Wenn aber unsere Liebe dahinter steht, dann sind wir im Gottesdienst zwar noch lange nicht perfekt, doch Gott gefällt unsere Liebe, unsere Bereitschaft, unsere Treue. Wer freut sich denn nicht über das Bild seines kleinen Sohnes oder seiner kleinen Tochter, welches gemalt wurde, um uns zu erfreuen, auch wenn es im Grunde "nur" ein einziges Gekritzel ist? Wer freut sich nicht über das holprige, aber dafür selbst geschriebene Gedicht, stotternd vorgetragen, wenn man bemerkt, dass sich der Betreffende Mühe gegeben hat?
Ich habe selbst öfters einmal Hochzeiten und Geburtstage sowie Jubiläen bedient: Die schönsten Feste waren die, in denen sich die Gäste für den oder die Gastgeber selbst etwas haben einfallen lassen, statt den Alleinunterhalter kommen zu lassen, weil hier Mühe dahinter stand. Auf dem Friedhof, auf dem meine Eltern beerdigt sind, gab es einen Grabstein, den die Angehörigen selbst angefertigt haben, weil sie für einen bestellten kein Geld hatten; es war ein einfacher Grabstein aus günstigem Material, doch er war - das fanden alle - der schönste Grabstein, den der Friedhof hatte.

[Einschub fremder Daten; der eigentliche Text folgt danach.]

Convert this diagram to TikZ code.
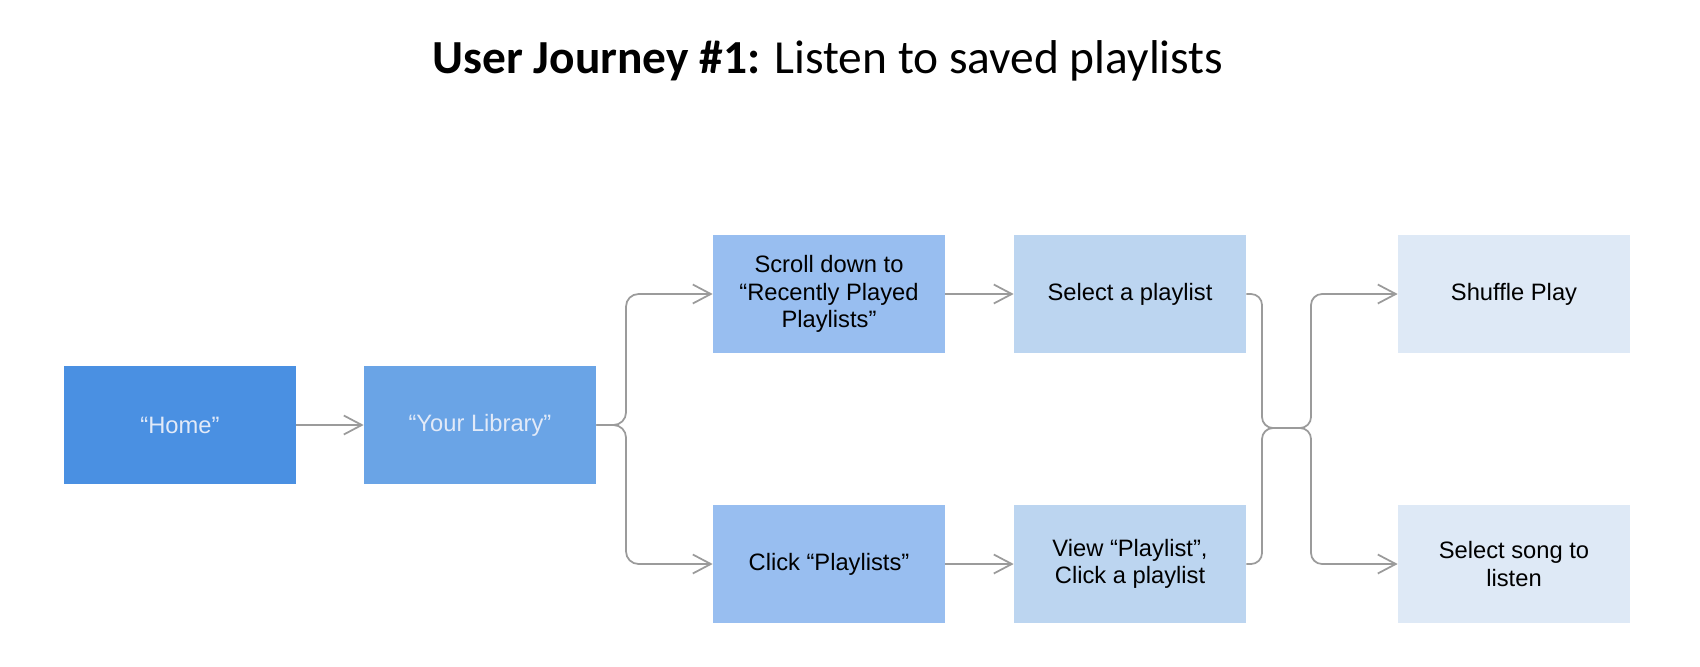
\documentclass[tikz,border=0pt]{standalone}
\usepackage{fontspec}
\setmainfont{Liberation Sans}
\newfontfamily\titlefont{Carlito}
\usetikzlibrary{arrows.meta}
\definecolor{cA}{HTML}{4A90E2}
\definecolor{cB}{HTML}{6AA4E6}
\definecolor{cC}{HTML}{98BEF0}
\definecolor{cD}{HTML}{BCD5F0}
\definecolor{cE}{HTML}{DEE9F6}
\definecolor{lnc}{HTML}{9B9B9B}
\definecolor{lighttxt}{HTML}{E2EAF8}
\tikzset{
  box/.style={rectangle, minimum width=4.64cm, minimum height=2.36cm, inner sep=0pt,
    align=center, font=\fontsize{13.5}{15.5}\selectfont},
  conn/.style={draw=lnc, line width=1pt, -{Straight Barb[length=3.6mm,width=3.8mm]}},
  plain/.style={draw=lnc, line width=1pt}
}
\begin{document}
\begin{tikzpicture}[x=0.02cm,y=-0.02cm]
\useasboundingbox (0,0) rectangle (1700,666);
\node[anchor=base] (title) at (828,73) {\titlefont\fontsize{27}{32}\selectfont\textbf{User Journey \#1:} Listen to saved playlists};
\node[box, fill=cA, text=lighttxt] (home) at (180,425) {“Home”};
\node[box, fill=cB, text=lighttxt] (lib) at (480,425) {“Your Library”};
\node[box, fill=cC] (scroll) at (829,294) {Scroll down to\\“Recently Played\\Playlists”};
\node[box, fill=cC] (click) at (829,564) {Click “Playlists”};
\node[box, fill=cD] (sel) at (1130,294) {Select a playlist};
\node[box, fill=cD] (view) at (1130,564) {View “Playlist”,\\Click a playlist};
\node[box, fill=cE] (shuf) at (1514,294) {Shuffle Play};
\node[box, fill=cE] (song) at (1514,564) {Select song to\\listen};
\coordinate (bL) at (626,425);
\coordinate (jL) at (1262,428);
\coordinate (jR) at (1311,428);
\draw[conn] (home) -- (lib);
\draw[conn, rounded corners=0.25cm] (lib.east) -- (bL) |- (scroll.west);
\draw[conn, rounded corners=0.25cm] (lib.east) -- (bL) |- (click.west);
\draw[conn] (scroll) -- (sel);
\draw[conn] (click) -- (view);
\draw[conn, rounded corners=0.22cm] (sel.east) -| (jL) -- (jR) |- (shuf.west);
\draw[conn, rounded corners=0.22cm] (view.east) -| (jL) -- (jR) |- (song.west);
\end{tikzpicture}
\end{document}
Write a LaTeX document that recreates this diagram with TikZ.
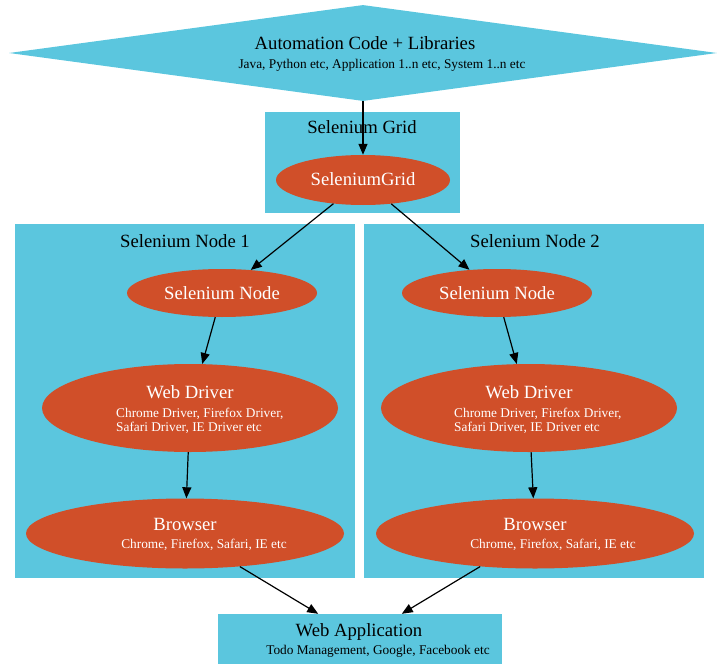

Gott geht es also nicht darum, dass wir den Grand Prix gewinnen oder ein Casting bestehen, wenn wir singen. Wir müssen nicht im Entferntesten so musikalisch sein wie Mozart oder Beethoven, und unsere Stimme muss nicht so schön sein wie die von Rudolf Schock. Aber unsere Hingabe verlangt Er. Wir müssen mit unseren Gebeten keinen Literaturpreis gewinnen, doch Gott möchte unsere Ernsthaftigkeit dabei. Ihm geht es dann wie der Mutter, die sich freut, wenn ihr Kind vielleicht zu einer unpassenden Zeit sagt: "Du, Mama, ich liebe dich!"
Ein Pastor sagte einmal: "Ich habe noch nie eine Gemeinde mit solcher Inbrunst falsch singen gehört!" - Gott geht es nicht um unsere Musikalität, sondern um unsere Inbrunst: Der Gesang jener Gemeinde hat Gott mehr gefreut als die Sangeskünste eines Künstlers, der sich davon nur Ruhm erwartet. Es ist nicht wichtig, ob unsere Gebete für ein Gebetbuch taugen, es ist wichtig, dass wir damit Gott die Ehre geben und Ihm mit unseren Bitten zeigen, dass wir Ihm vertrauen und unser Dank ehrlich ist. Gott will in Seinem Dienst keine Blender oder Prahler, sondern Überzeugungstäter.